When it comes to timing, I suppose I'm worried that being too rash will be counter-productive in the long run versus continuing to shape my job closer to what I want it to be. I'm already starting to get some extra notice and opportunities. But I dunno, I'm thinking about how the clear implication at my workplace is if I want to move up to a higher pay grade I'll need to change institutions and/or jobs, and thinking of going through that process still within the field of librarianship doesn't make me happy, as lovely and creative and fantastic as the field is in many ways.

I would love any guidance about this.

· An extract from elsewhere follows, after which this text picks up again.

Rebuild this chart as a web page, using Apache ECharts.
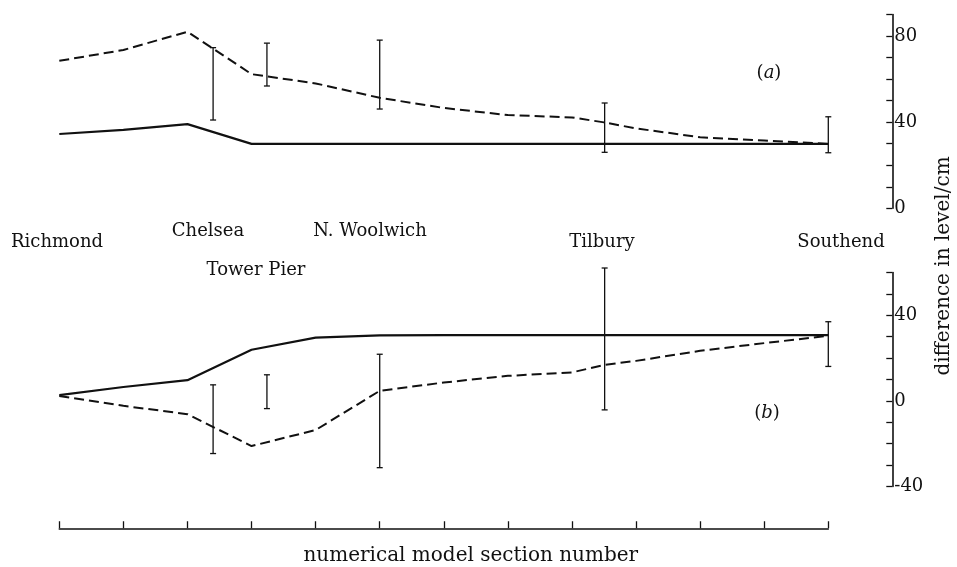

I feel like this is maybe a classic 30-something moment of just like, finally having enough of the big picture that I want to start making much more pragmatic moves, but still not being entirely sure what that looks like. Anything you could add would be wonderful. Thank you!
posted by Sock Meets Body to Work & Money (1 answer total) 3 users marked this as a favorite
One year in a job is fine, you've learnt some stuff and now you're looking for growth and career progression and have a better understanding of what does and doesn't interest you. Applying for new jobs while you currently have one takes a whole bunch of pressure off too, you're able to meet your financial needs while you find a better fit.

Start looking and applying! Don't overthink it or try to find the perfect job, just cast your net wide, give it a go and see what happens.